▶ THE PROBLEM: From the first line of the listing below, retype each line up to and including the one with "import matplotlib.transforms as mtrans"; pictures stay out.

▶ DATA:
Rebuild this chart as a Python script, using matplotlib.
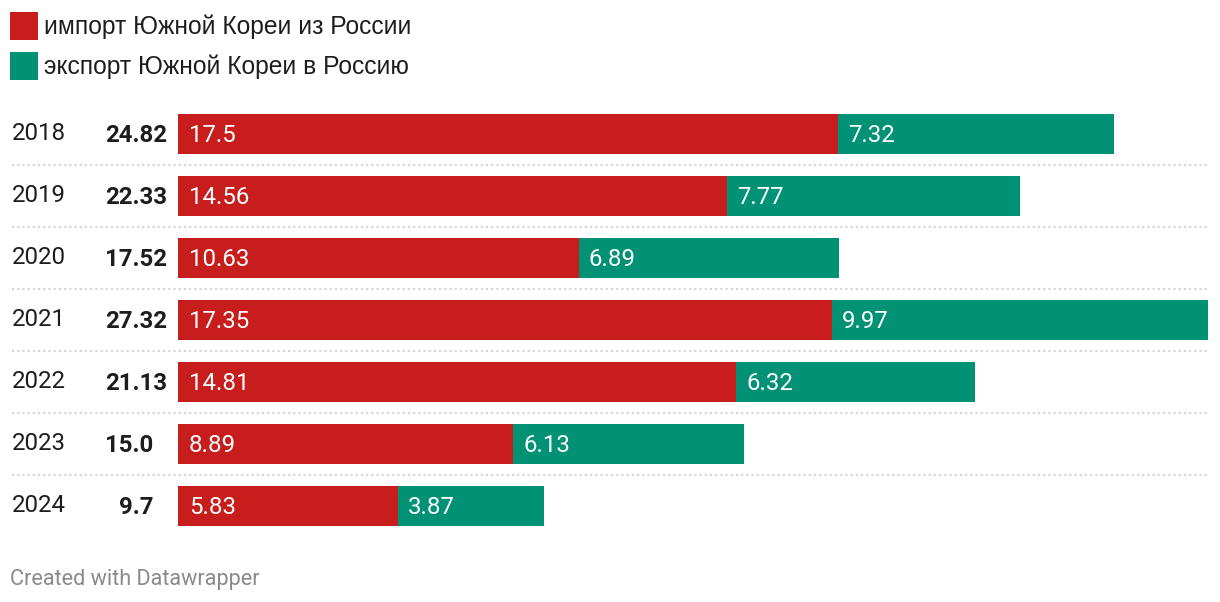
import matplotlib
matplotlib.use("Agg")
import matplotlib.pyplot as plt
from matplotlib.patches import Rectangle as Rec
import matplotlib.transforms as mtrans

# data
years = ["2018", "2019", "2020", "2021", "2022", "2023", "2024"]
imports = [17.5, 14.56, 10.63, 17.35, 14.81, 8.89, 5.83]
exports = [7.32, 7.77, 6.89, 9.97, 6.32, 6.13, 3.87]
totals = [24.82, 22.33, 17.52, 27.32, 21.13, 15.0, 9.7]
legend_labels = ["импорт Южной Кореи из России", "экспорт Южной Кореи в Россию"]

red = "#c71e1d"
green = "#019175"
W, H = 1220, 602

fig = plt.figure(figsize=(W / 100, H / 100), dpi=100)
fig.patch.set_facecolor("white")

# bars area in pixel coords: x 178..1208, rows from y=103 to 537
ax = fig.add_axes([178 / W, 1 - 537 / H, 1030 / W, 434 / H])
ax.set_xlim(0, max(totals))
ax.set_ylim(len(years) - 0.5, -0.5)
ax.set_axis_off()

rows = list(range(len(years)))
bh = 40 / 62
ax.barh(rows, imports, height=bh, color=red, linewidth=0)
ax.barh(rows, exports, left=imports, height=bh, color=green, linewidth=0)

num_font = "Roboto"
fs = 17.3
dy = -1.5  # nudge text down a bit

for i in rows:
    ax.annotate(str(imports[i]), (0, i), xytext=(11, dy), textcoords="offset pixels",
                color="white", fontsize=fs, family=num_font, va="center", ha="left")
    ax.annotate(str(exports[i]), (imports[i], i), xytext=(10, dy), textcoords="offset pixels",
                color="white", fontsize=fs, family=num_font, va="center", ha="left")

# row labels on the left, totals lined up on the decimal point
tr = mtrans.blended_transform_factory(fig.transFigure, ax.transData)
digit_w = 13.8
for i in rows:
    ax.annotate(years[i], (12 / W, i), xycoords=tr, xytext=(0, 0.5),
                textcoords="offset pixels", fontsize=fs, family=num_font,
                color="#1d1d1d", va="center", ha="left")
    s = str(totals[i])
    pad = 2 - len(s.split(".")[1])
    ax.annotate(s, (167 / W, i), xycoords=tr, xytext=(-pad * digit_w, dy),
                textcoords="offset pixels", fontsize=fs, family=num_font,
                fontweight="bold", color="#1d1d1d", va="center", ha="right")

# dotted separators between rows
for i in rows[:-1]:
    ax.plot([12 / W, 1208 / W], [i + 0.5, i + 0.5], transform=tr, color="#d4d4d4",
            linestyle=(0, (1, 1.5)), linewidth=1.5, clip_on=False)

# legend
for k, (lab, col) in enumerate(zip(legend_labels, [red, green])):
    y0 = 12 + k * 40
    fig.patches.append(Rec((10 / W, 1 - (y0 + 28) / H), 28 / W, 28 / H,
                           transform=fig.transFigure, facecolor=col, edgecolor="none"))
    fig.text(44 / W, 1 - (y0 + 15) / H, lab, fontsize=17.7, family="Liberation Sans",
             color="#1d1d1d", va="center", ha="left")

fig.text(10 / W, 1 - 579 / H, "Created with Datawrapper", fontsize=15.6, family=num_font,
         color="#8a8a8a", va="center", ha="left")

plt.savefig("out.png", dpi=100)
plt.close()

▶ WRITTEN RESPONSE:
Rebuild this chart as a Python script, using matplotlib.
import matplotlib
matplotlib.use("Agg")
import matplotlib.pyplot as plt
from matplotlib.patches import Rectangle as Rec
import matplotlib.transforms as mtrans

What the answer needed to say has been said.